Credit Suisse CEO surprises markets with shock resignation

Where to now for Thiam? © Keystone / Ennio Leanza

Credit Suisse chief executive Tidjane Thiam has resigned from his post following a highly damaging spying scandal that has rocked Switzerland’s second largest bank. Thiam’s departure is nevertheless a surprise as most media expected chairman Urs Rohner to depart.

This content was published on February 7, 2020 - 07:29

Thiam will leave the bank on February 14 when he will be replaced by Thomas Gottstein, who is currently CEO of Credit Suisse’s Swiss operations.

The news of Thiam’s departure may not please major shareholders who had been pushing for the CEO to remain. According to widespread media reports, Thiam and Rohner had been locked in a high stakes struggle for supremacy for several weeks.

Their fallout was triggered by revelations that former executives at the bank had been subjected to controversial surveillance tactics. Swiss financial supervisor FINMA is conducting its own investigation into the affair.

It was expected that one of the powerful duo would have to go, but most of the pressure appeared to be on the chairman, Rohner.

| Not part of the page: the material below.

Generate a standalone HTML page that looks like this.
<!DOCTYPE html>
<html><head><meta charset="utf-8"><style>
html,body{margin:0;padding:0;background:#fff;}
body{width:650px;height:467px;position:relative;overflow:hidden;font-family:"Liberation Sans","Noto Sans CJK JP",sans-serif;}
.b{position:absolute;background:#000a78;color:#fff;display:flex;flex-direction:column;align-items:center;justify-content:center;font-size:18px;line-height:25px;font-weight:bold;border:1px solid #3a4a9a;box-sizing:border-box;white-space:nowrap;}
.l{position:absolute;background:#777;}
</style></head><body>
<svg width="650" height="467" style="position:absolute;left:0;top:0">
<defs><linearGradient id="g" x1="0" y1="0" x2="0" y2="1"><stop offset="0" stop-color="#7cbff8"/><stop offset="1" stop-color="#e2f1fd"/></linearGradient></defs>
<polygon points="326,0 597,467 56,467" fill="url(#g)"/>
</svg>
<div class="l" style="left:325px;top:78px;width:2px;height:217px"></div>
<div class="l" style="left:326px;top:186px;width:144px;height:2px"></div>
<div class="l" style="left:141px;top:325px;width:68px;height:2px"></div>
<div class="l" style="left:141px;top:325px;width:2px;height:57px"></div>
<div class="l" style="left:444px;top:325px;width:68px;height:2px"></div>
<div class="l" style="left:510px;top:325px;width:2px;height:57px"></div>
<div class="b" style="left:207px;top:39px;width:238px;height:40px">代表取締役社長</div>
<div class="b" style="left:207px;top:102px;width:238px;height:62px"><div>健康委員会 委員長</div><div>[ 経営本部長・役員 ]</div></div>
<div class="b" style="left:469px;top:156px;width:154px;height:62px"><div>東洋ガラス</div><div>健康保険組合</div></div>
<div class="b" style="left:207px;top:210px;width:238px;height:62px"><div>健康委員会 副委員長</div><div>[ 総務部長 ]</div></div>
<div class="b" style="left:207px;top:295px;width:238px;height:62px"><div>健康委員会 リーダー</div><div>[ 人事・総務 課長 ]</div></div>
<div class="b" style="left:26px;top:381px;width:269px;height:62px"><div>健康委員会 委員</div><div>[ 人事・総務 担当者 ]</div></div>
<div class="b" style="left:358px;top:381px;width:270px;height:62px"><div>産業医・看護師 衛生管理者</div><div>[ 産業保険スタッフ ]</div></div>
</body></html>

“Tidjane has made an enormous contribution toCredit Suisse since he joined us in 2015. It is to his credit that Credit Suisse is standing on a very solid foundation and has returned successfully to profit. The Board of Directors and I wish Tidjane all the best for his future endeavors,” said Rohner in a statement.

“I will be an enthusiastic supporter of my colleagues, as they continue to build momentum in the business. I want to extend my heartfelt thanks to all at Credit Suisse for their support in my work. I will be forever grateful,” said Thiam.

“I had no knowledge of the observation of two former colleagues. It undoubtedly disturbed Credit Suisse and caused anxiety and hurt. I regret that this happened and it should never have taken place,” he added.

Credit Suisse's board said Chairman Urs Rohner had backing to complete his term that runs until April 2021.

A spokesman for Switzerland's market supervisor FINMA said it was important that calm was restored to the bank. It said it was continuing its investigations into the scandal.

Gottstein, Credit Suisse’s incoming chief executive, told Reuters on Friday that he planned to stick Switzerland’s second-biggest bank on a growth offensive following his predecessor's cost-cutting exercise.